Work to do:
Pick out and copy every line below that has the word "this".

Material:
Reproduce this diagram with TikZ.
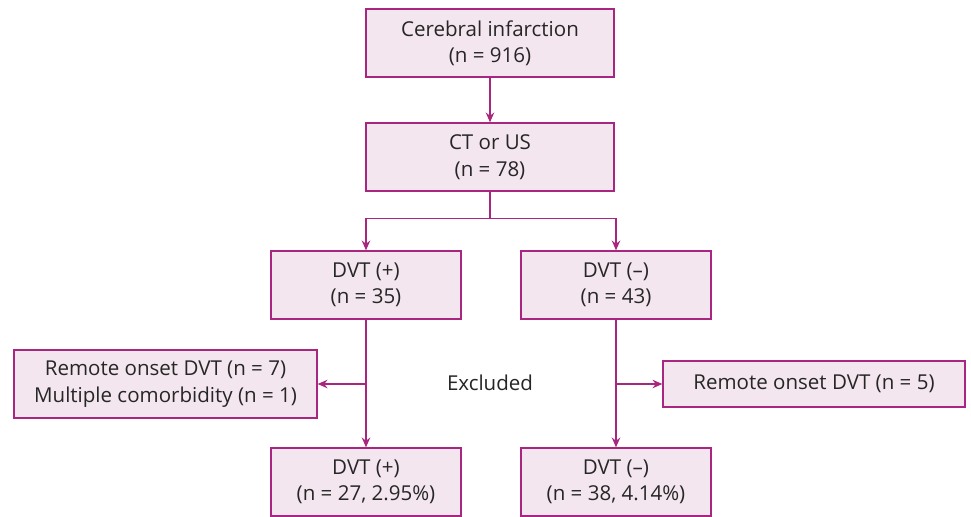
--
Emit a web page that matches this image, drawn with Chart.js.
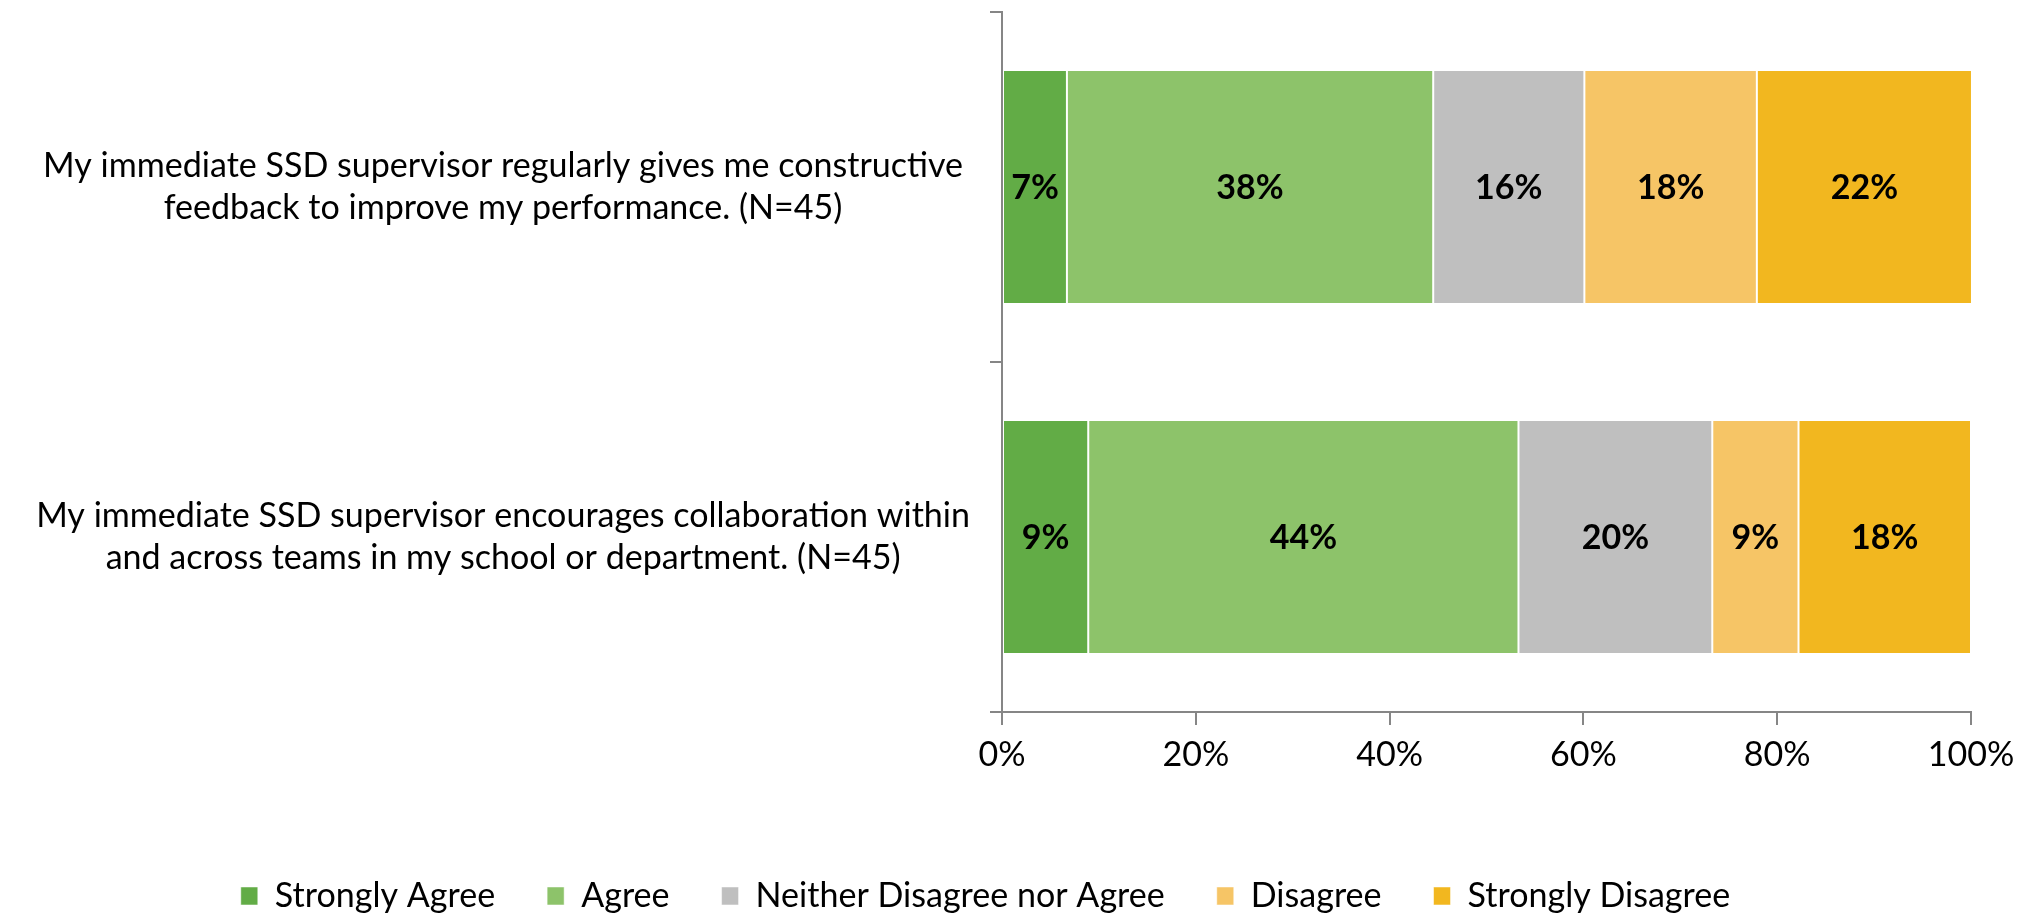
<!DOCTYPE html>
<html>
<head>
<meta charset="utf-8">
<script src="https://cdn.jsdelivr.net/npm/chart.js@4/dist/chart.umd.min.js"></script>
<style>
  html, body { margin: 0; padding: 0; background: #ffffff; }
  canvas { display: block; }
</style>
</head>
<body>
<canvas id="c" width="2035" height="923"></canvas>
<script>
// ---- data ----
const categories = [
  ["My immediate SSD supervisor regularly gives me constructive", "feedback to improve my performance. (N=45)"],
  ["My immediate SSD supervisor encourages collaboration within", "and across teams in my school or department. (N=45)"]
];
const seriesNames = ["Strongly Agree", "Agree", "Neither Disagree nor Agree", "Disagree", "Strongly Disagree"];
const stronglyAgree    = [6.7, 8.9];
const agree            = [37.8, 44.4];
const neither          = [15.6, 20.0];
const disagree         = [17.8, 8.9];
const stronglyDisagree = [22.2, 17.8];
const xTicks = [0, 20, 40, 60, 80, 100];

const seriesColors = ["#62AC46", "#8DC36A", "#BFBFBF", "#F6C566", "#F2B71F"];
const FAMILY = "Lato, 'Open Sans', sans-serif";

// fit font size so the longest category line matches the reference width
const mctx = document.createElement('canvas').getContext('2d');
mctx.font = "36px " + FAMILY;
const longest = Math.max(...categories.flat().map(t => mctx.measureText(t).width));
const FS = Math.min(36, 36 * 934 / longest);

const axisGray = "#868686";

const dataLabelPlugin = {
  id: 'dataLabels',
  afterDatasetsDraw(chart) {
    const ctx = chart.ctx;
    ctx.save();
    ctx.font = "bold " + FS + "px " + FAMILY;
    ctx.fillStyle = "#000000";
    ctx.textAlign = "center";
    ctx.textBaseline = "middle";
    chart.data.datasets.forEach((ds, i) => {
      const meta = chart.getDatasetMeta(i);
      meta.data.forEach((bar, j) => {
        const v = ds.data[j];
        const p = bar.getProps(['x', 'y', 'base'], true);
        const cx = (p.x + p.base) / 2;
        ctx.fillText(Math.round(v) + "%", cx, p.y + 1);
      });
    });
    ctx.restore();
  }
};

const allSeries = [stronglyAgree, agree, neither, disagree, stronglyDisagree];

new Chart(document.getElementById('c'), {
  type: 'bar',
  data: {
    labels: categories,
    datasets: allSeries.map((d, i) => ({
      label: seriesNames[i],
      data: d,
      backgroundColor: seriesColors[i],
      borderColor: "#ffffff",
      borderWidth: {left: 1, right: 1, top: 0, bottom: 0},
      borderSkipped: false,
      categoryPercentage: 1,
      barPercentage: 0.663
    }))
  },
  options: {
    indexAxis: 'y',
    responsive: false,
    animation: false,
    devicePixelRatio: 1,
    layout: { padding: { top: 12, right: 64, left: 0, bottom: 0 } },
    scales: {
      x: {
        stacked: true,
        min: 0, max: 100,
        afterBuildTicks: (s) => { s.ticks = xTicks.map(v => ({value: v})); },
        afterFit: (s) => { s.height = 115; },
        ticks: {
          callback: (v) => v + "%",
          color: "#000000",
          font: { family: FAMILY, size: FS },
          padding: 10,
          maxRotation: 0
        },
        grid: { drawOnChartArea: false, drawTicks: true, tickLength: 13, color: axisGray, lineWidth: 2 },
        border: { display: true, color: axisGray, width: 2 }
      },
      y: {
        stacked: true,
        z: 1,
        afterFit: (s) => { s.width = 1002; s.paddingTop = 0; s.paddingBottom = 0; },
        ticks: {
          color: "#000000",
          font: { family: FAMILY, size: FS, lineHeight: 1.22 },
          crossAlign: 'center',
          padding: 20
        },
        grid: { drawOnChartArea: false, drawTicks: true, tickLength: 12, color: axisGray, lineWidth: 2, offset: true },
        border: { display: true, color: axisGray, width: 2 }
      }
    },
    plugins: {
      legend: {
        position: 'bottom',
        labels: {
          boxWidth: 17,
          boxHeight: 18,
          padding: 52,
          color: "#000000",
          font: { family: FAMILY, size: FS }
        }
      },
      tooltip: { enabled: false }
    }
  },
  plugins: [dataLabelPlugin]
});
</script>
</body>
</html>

Output of the exercise:
Reproduce this diagram with TikZ.
Emit a web page that matches this image, drawn with Chart.js.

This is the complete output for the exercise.